Extract everything from the first line through the line with "Chart.register(...registerables);", both ends included, except for any pictures.
☆ ☆ ☆ ☆ ☆
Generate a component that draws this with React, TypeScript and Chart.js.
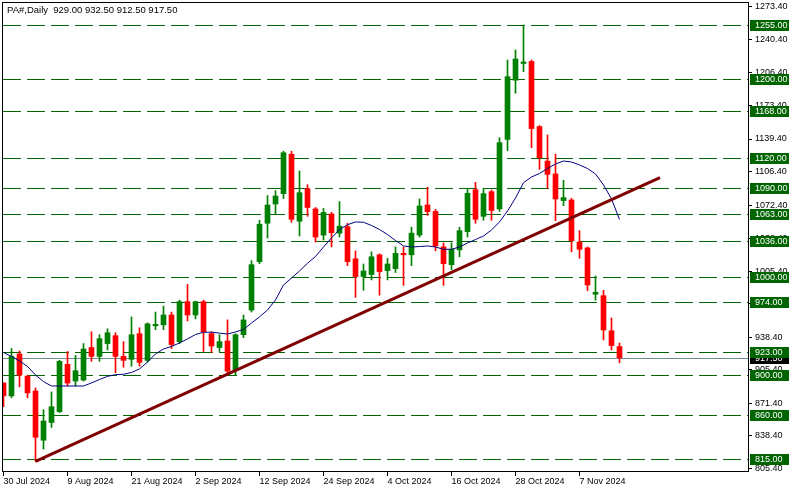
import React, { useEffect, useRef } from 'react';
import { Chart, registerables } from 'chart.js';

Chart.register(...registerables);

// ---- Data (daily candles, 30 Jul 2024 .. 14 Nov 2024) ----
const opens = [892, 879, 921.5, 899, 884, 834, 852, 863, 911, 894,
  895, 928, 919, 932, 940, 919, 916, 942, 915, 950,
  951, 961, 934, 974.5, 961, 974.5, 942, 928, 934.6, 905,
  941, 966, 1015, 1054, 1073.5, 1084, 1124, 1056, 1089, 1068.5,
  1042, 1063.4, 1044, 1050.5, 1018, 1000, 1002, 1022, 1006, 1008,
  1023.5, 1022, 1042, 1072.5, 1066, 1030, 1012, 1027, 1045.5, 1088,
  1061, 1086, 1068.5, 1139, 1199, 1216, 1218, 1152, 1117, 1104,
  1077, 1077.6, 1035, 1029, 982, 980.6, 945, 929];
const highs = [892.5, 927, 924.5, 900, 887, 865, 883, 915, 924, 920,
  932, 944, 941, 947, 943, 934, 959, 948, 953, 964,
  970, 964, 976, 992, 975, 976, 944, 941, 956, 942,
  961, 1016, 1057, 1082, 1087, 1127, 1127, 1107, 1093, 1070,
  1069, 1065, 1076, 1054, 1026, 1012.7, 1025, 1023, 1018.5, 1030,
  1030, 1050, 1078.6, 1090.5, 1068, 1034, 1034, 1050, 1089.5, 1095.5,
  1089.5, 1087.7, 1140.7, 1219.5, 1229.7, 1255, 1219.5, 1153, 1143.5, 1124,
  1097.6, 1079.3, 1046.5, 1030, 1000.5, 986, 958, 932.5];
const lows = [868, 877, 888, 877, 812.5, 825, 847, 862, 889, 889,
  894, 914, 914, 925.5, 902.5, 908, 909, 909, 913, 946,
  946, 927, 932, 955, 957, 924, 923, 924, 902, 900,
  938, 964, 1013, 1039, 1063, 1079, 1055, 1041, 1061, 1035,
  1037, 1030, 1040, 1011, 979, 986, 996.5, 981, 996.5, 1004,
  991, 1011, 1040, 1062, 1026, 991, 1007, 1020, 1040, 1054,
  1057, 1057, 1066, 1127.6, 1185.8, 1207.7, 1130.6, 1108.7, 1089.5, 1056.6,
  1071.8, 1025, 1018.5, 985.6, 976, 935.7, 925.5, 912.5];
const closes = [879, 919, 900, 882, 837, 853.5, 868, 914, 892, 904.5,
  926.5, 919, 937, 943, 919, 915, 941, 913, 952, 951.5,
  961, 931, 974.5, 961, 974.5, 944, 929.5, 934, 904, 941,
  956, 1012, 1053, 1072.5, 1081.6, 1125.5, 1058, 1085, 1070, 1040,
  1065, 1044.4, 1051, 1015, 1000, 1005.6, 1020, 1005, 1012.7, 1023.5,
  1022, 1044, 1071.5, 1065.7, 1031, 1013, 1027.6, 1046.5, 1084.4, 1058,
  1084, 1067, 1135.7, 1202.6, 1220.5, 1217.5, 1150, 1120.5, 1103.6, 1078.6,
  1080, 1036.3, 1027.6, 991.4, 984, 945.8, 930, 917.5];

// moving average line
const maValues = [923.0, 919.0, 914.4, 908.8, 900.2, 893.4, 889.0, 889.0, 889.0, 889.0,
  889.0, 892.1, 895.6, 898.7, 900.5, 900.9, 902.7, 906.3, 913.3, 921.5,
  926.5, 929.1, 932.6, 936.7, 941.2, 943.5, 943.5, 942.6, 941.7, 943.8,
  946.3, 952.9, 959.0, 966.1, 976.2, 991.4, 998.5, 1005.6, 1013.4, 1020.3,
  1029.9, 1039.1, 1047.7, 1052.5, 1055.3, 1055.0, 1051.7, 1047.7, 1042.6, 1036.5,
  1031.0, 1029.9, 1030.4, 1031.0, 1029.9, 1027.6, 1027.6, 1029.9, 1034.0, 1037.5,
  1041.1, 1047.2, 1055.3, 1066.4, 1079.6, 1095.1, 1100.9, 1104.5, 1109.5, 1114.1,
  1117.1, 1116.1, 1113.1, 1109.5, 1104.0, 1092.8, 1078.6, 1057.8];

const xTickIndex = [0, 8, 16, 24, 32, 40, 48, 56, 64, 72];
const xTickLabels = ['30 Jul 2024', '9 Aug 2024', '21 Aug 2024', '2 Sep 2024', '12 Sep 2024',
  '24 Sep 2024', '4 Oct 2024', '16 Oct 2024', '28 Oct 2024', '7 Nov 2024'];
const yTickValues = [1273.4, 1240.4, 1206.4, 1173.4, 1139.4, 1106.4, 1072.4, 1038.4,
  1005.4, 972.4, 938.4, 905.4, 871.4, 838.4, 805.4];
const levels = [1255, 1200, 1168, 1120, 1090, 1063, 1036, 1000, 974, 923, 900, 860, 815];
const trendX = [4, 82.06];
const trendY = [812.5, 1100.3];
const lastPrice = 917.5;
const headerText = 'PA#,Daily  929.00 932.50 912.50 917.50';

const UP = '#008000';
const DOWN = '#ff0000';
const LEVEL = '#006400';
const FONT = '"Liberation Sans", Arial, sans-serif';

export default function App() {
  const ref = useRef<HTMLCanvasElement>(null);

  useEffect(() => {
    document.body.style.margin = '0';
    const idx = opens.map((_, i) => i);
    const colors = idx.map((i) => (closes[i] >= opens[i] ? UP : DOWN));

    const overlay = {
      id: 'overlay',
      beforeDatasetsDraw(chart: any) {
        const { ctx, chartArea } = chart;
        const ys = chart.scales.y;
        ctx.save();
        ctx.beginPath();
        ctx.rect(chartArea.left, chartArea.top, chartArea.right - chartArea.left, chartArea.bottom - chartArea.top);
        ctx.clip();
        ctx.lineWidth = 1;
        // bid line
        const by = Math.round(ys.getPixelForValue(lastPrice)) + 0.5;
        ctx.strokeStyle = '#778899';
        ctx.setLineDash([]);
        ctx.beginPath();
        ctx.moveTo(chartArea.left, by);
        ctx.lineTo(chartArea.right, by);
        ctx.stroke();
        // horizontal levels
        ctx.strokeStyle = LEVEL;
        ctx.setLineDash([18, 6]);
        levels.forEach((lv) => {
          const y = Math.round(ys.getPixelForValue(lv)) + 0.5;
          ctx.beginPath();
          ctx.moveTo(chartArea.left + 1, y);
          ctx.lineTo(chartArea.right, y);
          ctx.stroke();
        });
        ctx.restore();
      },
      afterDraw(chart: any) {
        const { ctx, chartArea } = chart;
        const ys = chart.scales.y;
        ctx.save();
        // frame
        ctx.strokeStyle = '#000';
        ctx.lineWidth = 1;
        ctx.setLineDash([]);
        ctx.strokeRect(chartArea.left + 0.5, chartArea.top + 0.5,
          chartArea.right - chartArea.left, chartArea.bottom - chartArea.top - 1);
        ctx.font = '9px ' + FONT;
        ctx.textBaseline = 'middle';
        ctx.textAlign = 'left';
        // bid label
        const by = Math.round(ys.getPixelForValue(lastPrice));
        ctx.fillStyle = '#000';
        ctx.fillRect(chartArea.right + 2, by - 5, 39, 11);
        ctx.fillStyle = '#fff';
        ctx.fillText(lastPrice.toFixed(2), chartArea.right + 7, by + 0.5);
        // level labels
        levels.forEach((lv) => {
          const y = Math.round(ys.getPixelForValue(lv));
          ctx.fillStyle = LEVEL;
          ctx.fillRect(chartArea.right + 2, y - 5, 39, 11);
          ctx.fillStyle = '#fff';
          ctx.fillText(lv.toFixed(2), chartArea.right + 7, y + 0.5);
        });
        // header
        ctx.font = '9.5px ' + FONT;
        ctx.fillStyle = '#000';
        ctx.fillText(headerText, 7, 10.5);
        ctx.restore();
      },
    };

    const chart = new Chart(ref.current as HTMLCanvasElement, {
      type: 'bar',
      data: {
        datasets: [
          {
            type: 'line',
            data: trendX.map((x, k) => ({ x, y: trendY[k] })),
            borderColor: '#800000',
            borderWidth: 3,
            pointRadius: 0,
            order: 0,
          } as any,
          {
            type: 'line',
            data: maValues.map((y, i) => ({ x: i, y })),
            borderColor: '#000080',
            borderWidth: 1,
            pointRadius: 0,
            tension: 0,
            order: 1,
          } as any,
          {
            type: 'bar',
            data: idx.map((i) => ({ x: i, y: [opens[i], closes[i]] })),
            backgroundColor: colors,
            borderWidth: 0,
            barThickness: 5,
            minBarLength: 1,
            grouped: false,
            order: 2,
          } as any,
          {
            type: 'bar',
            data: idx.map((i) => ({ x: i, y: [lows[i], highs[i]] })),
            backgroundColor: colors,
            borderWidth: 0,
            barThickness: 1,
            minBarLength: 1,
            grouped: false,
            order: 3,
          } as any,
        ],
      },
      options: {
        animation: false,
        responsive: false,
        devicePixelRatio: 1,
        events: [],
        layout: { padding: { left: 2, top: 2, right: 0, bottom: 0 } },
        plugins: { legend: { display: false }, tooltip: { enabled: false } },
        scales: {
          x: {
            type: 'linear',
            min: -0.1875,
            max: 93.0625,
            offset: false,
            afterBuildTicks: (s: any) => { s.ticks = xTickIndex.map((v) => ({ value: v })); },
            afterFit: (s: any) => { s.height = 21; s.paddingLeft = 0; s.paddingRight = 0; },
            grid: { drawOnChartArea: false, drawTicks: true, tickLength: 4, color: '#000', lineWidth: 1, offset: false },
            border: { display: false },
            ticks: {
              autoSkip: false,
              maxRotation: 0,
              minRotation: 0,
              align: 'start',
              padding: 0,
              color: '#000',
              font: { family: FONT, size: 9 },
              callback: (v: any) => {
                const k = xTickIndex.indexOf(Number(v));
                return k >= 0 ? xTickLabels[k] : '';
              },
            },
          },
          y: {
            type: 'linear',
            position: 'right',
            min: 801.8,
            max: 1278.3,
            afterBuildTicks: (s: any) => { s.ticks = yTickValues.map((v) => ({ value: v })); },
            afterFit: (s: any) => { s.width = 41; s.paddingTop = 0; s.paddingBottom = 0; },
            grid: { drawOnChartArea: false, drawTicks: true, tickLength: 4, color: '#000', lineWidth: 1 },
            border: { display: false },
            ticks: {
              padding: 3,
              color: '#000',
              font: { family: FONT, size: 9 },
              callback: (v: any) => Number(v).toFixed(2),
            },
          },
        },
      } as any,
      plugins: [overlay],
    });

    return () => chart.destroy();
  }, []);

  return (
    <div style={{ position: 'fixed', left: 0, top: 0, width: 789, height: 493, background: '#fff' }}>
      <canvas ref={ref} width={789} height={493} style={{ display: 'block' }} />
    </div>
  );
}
☆ ☆ ☆ ☆ ☆
- **THE SOLUTION**
Generate a component that draws this with React, TypeScript and Chart.js.
import React, { useEffect, useRef } from 'react';
import { Chart, registerables } from 'chart.js';

Chart.register(...registerables);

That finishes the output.